Exercise instructions — Begin with the first line of the material and copy each line word for word through the line that contains "epochs = early_epochs + late_epochs"; the pictures are left out.

Supplied material —
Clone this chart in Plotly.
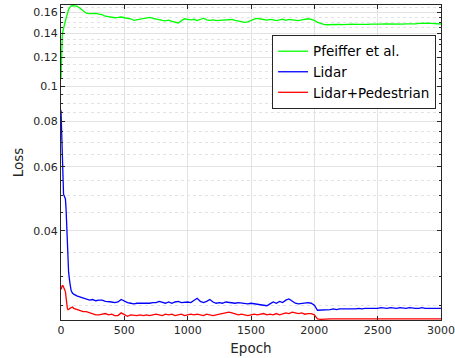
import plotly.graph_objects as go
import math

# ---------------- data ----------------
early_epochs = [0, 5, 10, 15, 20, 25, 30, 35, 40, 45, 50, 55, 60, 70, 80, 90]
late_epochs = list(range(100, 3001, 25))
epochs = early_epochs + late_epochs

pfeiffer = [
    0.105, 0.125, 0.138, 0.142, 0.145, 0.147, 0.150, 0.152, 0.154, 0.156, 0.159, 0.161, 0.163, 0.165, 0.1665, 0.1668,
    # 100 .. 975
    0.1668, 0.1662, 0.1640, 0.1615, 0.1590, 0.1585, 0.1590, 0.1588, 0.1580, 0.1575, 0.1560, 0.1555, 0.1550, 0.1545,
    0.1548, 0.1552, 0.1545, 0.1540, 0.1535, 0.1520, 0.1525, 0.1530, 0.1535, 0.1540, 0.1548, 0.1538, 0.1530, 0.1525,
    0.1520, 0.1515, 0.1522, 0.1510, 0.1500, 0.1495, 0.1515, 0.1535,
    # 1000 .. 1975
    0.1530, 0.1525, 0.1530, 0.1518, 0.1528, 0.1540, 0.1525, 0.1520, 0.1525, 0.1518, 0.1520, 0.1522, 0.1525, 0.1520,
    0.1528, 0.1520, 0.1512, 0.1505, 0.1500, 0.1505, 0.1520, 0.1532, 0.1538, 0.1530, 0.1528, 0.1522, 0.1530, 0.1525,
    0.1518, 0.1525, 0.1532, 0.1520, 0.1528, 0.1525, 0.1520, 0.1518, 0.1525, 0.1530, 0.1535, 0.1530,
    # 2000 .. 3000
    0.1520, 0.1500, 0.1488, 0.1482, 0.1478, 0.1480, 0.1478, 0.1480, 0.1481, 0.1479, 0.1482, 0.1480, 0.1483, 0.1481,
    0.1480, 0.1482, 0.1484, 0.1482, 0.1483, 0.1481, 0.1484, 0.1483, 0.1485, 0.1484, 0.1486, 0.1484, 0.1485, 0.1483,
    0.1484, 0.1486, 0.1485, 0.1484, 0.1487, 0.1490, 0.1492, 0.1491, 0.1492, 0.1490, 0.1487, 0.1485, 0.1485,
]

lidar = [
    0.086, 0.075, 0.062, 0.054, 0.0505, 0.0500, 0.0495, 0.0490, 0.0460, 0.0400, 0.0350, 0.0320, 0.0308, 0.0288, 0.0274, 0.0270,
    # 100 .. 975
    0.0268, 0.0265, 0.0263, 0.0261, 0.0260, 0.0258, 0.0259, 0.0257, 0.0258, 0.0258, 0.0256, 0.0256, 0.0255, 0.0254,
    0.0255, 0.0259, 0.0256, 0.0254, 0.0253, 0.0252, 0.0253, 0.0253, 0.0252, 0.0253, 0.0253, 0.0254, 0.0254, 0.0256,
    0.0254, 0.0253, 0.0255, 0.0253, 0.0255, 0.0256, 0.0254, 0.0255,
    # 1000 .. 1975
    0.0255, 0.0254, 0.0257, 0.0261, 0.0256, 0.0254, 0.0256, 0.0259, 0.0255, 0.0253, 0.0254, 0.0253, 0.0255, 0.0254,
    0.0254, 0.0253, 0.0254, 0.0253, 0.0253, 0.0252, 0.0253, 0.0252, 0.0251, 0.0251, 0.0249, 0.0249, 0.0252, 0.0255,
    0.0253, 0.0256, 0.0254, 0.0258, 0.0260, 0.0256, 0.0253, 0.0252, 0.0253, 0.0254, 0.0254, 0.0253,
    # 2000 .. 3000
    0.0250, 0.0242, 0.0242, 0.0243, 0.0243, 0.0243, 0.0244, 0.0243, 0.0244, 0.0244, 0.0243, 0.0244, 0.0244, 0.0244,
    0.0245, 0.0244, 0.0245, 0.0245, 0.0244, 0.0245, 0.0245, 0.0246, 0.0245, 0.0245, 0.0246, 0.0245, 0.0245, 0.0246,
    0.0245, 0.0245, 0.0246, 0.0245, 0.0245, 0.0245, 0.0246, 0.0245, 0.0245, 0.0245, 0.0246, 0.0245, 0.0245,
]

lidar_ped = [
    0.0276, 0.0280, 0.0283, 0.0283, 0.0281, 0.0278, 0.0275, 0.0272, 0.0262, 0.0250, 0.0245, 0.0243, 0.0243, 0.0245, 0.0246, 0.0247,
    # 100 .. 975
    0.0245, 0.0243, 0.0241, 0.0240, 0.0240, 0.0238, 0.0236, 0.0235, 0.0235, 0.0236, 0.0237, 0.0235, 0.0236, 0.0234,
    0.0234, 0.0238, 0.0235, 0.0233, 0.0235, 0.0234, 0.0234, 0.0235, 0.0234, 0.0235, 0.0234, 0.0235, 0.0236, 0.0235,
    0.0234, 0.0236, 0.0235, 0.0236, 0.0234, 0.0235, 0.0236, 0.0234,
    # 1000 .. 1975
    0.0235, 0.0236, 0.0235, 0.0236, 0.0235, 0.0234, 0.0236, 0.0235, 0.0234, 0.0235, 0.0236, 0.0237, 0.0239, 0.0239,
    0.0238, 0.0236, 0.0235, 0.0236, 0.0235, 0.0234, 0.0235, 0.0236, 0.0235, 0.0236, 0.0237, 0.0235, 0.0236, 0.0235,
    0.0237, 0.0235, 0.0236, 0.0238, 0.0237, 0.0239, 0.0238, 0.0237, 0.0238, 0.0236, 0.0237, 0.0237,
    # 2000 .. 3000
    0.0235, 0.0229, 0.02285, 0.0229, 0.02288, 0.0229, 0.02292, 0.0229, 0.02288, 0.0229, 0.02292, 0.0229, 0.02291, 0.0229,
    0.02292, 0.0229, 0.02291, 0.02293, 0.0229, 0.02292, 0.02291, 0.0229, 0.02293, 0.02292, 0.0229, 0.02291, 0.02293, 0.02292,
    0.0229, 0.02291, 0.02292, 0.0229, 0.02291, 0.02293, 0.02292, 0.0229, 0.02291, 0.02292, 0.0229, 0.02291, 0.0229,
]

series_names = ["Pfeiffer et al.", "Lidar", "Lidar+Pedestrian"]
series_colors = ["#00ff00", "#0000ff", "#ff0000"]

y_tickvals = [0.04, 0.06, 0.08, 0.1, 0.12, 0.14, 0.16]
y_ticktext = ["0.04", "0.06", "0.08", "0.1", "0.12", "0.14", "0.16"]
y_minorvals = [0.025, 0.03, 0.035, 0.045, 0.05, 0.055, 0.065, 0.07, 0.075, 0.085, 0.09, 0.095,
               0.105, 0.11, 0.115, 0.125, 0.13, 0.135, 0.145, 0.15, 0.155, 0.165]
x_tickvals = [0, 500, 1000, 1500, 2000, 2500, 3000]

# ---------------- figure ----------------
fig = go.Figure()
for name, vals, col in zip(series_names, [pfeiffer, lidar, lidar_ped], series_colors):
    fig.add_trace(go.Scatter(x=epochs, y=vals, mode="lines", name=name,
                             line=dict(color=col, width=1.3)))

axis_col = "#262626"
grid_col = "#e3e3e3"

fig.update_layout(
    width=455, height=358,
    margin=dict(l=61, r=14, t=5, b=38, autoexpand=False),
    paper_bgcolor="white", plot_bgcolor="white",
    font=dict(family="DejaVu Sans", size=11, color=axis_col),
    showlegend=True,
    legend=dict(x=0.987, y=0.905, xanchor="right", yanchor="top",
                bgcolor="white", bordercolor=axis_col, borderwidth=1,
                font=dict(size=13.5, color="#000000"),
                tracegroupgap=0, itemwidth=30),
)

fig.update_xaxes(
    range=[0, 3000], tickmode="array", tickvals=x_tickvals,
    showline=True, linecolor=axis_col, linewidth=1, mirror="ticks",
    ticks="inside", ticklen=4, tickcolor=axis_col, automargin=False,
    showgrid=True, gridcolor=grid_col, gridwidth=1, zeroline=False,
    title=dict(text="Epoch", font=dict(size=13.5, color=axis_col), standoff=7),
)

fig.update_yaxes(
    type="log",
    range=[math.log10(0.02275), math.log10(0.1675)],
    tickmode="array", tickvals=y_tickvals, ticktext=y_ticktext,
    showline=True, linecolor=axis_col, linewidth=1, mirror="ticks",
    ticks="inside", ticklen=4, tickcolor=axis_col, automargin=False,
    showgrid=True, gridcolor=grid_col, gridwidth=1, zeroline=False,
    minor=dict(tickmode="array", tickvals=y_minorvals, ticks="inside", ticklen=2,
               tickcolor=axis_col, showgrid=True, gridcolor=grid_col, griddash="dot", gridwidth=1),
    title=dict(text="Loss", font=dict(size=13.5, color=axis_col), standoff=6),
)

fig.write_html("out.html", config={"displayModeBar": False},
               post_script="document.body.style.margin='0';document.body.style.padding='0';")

Completed exercise —
Clone this chart in Plotly.
import plotly.graph_objects as go
import math

# ---------------- data ----------------
early_epochs = [0, 5, 10, 15, 20, 25, 30, 35, 40, 45, 50, 55, 60, 70, 80, 90]
late_epochs = list(range(100, 3001, 25))
epochs = early_epochs + late_epochs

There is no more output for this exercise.